Hierarchically porous carbon materials synthesized from sustainable tannic acid with sodium citrate via ice-templating and carbonization for high-performance supercapacitors

Abstract

Porous carbons are mainly used as electrode materials for commercial supercapacitors because of their large specific surface area, high electrical conductivity, and long-life span. However, highly porous carbons with interconnected multi-modal pore structures are still being pursued to further improve the electrochemical performance. In this study, porous carbon materials (PCMs) with well-interconnected multi-modal pore structures, large specific surface area, and large pore volume were prepared from tannic acid as an eco-friendly and sustainable carbon precursor and sodium citrate as a harmless activation agent via ice-templating and carbonization without an additional activation. The physicochemical characterization of the obtained PCMs revealed that the pore properties and morphology were strongly influenced by the amount of sodium citrate used.

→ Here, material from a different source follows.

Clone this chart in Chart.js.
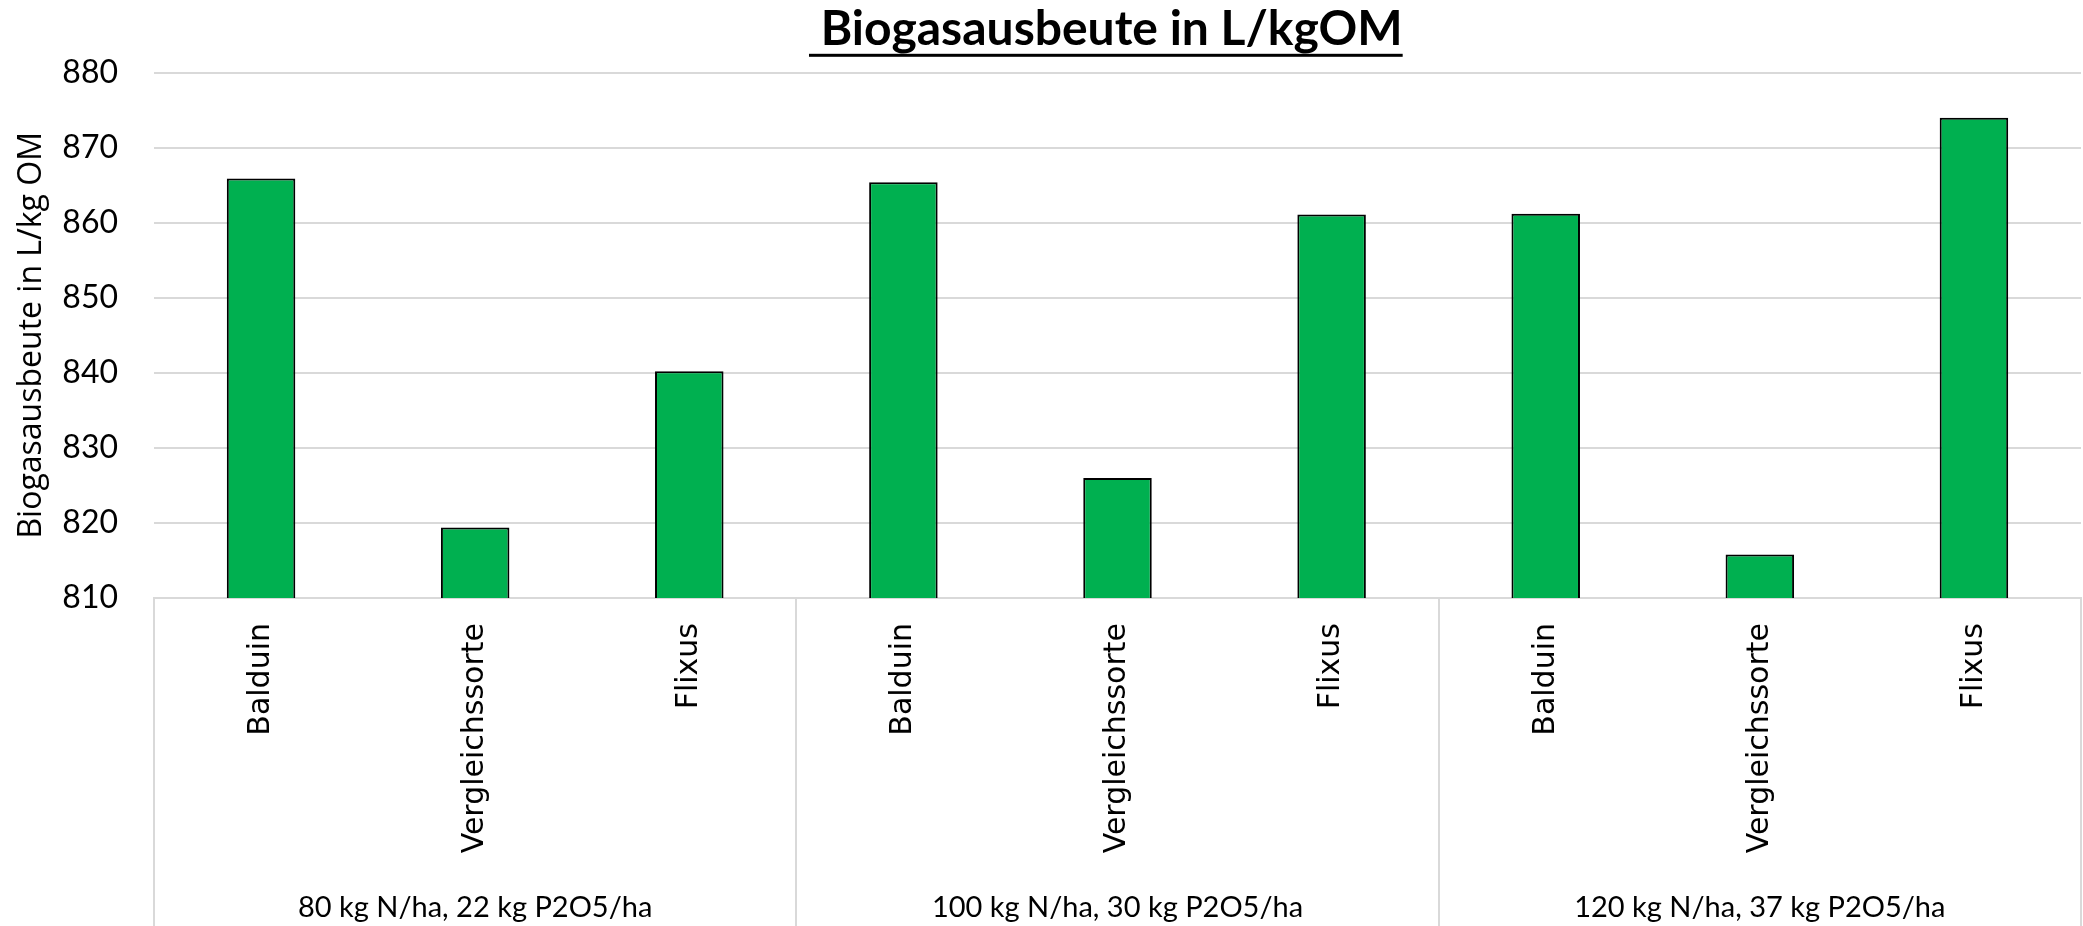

The PCMs prepared at a higher amount of sodium citrate showed interconnected hierarchical pore structures with a high specific surface area of 1326.12 m2/g and a total pore volume of 1.19 cm3/g. In a 3-electrode system, the PCM-based electrodes delivered a good supercapacitive performance, including a high specific capacitance of 278 F/g at 1 A/g and a high rate capability of 30% even at 50 A/g. In a 2-electrode system, the symmetric device displayed a high power density of 10.0 kW/kg, a high energy density of 7.05 Wh/kg, and an outstanding charge/discharge cycling stability of 100% after 10,000 cycles. These results suggest that the tannic acid-derived PCMs can be a promising active material for high-performance eco-friendly supercapacitors.